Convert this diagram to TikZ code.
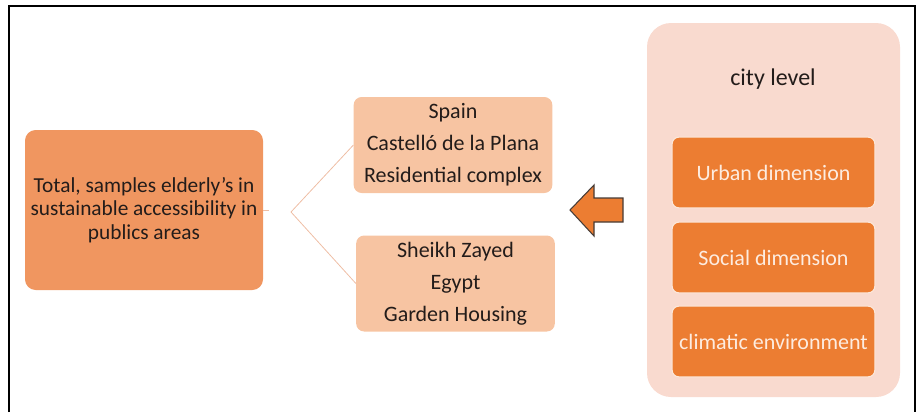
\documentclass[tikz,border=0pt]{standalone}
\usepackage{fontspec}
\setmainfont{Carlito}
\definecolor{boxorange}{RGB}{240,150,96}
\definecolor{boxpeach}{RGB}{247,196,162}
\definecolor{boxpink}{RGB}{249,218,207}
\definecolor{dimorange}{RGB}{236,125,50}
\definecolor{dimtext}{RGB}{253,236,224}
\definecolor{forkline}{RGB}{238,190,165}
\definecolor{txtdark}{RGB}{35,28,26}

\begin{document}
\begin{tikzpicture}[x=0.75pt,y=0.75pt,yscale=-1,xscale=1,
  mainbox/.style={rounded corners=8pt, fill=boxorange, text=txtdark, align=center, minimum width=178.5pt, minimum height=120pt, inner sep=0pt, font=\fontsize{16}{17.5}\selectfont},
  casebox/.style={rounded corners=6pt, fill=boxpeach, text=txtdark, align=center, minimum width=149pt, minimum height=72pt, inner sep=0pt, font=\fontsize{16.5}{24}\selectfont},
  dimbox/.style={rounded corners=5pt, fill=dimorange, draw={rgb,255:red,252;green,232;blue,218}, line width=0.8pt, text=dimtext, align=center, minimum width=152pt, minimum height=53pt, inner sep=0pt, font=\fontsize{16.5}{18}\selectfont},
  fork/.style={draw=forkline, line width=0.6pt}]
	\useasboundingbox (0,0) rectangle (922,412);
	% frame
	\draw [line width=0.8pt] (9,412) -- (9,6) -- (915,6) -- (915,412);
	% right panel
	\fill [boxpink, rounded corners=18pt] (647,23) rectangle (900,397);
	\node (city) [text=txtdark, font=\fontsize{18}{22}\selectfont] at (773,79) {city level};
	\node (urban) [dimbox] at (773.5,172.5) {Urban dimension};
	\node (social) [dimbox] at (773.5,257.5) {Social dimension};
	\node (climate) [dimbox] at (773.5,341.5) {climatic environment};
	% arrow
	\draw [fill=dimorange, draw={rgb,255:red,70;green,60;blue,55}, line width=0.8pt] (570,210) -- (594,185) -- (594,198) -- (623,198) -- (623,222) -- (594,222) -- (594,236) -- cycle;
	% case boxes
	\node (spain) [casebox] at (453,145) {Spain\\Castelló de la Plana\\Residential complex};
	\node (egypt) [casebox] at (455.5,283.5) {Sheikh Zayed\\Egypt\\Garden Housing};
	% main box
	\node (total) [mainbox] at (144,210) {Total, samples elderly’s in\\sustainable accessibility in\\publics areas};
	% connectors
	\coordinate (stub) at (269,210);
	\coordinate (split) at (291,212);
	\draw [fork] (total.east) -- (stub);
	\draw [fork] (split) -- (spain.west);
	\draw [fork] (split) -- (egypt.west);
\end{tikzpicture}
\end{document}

# What the exercise asks
Go through the listing above and write it all out exactly, leaving out any picture.

# Solution below
Convert this diagram to TikZ code.
\documentclass[tikz,border=0pt]{standalone}
\usepackage{fontspec}
\setmainfont{Carlito}
\definecolor{boxorange}{RGB}{240,150,96}
\definecolor{boxpeach}{RGB}{247,196,162}
\definecolor{boxpink}{RGB}{249,218,207}
\definecolor{dimorange}{RGB}{236,125,50}
\definecolor{dimtext}{RGB}{253,236,224}
\definecolor{forkline}{RGB}{238,190,165}
\definecolor{txtdark}{RGB}{35,28,26}

\begin{document}
\begin{tikzpicture}[x=0.75pt,y=0.75pt,yscale=-1,xscale=1,
  mainbox/.style={rounded corners=8pt, fill=boxorange, text=txtdark, align=center, minimum width=178.5pt, minimum height=120pt, inner sep=0pt, font=\fontsize{16}{17.5}\selectfont},
  casebox/.style={rounded corners=6pt, fill=boxpeach, text=txtdark, align=center, minimum width=149pt, minimum height=72pt, inner sep=0pt, font=\fontsize{16.5}{24}\selectfont},
  dimbox/.style={rounded corners=5pt, fill=dimorange, draw={rgb,255:red,252;green,232;blue,218}, line width=0.8pt, text=dimtext, align=center, minimum width=152pt, minimum height=53pt, inner sep=0pt, font=\fontsize{16.5}{18}\selectfont},
  fork/.style={draw=forkline, line width=0.6pt}]
	\useasboundingbox (0,0) rectangle (922,412);
	% frame
	\draw [line width=0.8pt] (9,412) -- (9,6) -- (915,6) -- (915,412);
	% right panel
	\fill [boxpink, rounded corners=18pt] (647,23) rectangle (900,397);
	\node (city) [text=txtdark, font=\fontsize{18}{22}\selectfont] at (773,79) {city level};
	\node (urban) [dimbox] at (773.5,172.5) {Urban dimension};
	\node (social) [dimbox] at (773.5,257.5) {Social dimension};
	\node (climate) [dimbox] at (773.5,341.5) {climatic environment};
	% arrow
	\draw [fill=dimorange, draw={rgb,255:red,70;green,60;blue,55}, line width=0.8pt] (570,210) -- (594,185) -- (594,198) -- (623,198) -- (623,222) -- (594,222) -- (594,236) -- cycle;
	% case boxes
	\node (spain) [casebox] at (453,145) {Spain\\Castelló de la Plana\\Residential complex};
	\node (egypt) [casebox] at (455.5,283.5) {Sheikh Zayed\\Egypt\\Garden Housing};
	% main box
	\node (total) [mainbox] at (144,210) {Total, samples elderly’s in\\sustainable accessibility in\\publics areas};
	% connectors
	\coordinate (stub) at (269,210);
	\coordinate (split) at (291,212);
	\draw [fork] (total.east) -- (stub);
	\draw [fork] (split) -- (spain.west);
	\draw [fork] (split) -- (egypt.west);
\end{tikzpicture}
\end{document}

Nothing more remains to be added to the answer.